Court orders forfeiture of N1.83b allegedly belonging to ex-Naval chief
Justice Muslim Hassan of the Federal High Court, Lagos yesterday ordered the final forfeiture of N1.83 billion allegedly belonging to a former Chief of Naval Staff, Admiral Dele Ezeoba.
The court gave the order following an application by the prosecutor of the Economic and Financial Crimes Commission (EFCC), Mr. Rotimi Oyedepo, pursuant to section 17 of the Advance Fee Fraud Act 2006. Joined in the suit, as defendants were Chukwuka Onwuchekwa and Aquila Leasing Limited.
The trial judge had on March 15, issued an interim order of forfeiture of the said sum and ordered the EFCC to make a publication of the matter in a national newspaper for the awareness of interested parties.
Delivering judgment yesterday, Hassan ordered a final forfeiture of the sum to the Federal Government.
He said the order was appropriate since the property had remained unclaimed, particularly as the EFCC, had complied with the provisions of section 17 of the Advance Fee Fraud Act, as well that of the EFCC Act.
“Having certified that the property is an unclaimed property and also satisfying the provisions of the law, the court shall order the final forfeiture of the said property.
“In this view, there is no other proof required to enable the court to make an order of final forfeiture; this application is meritorious and hereby granted.
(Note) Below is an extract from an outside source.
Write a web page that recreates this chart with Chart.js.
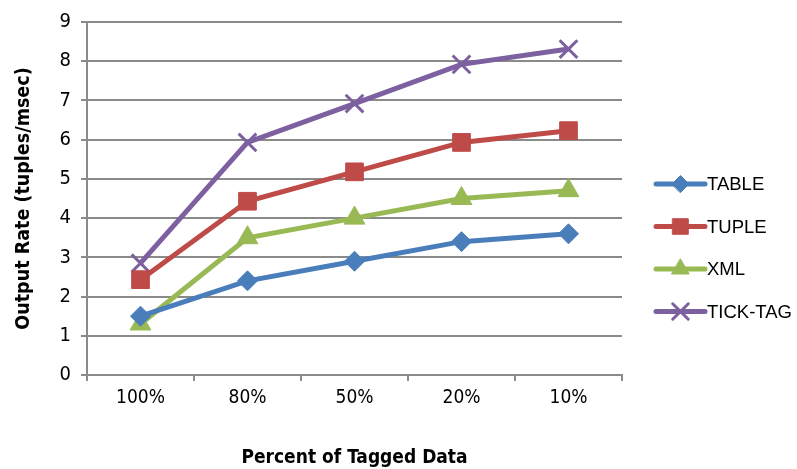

An order is hereby made for the final forfeiture of the total sum of N1.825 billion to the Federal Government of Nigeria,” he said.
The EFCC said the money was traced to the account of Aquila Leasing Limited, adding that Ezeoba had agreed in a statement to the EFCC to forfeit the money. He had said that the money was the proceeds of crime fraudulently diverted from the Nigerian Navy under the leadership of Dele Joseph Ezeoba.
It said Ezeoba used the name of “Chukwuka Onwuchekwa” to open a fraudulent account in disguise, while he was the one who truly laundered the money.
The ant-graft agency said the former Naval Chief stated in his statement that the account was opened with Onwuchekwa’s consent while he (Ezeoba) managed it.
The commission said that in a desperate bid to further disguise and conceal the illicit source of the funds, Ezeoba entered into a memorandum of understanding to buy Aquila’s shares from Onwucheka who is the company’s managing director.
The commission said the shares were worth N2.4 billion, out of which N1.83billion had been recovered in drafts in favour of the Federal Government.
Meanwhile, the counsel to the respondent, Mr. Pascal Madu, said his clients were not opposed to the permanent forfeiture of the money, but added that they were not involved in fraud. He said Ezeoba gave them the money to buy shares for him as part of savings over the years.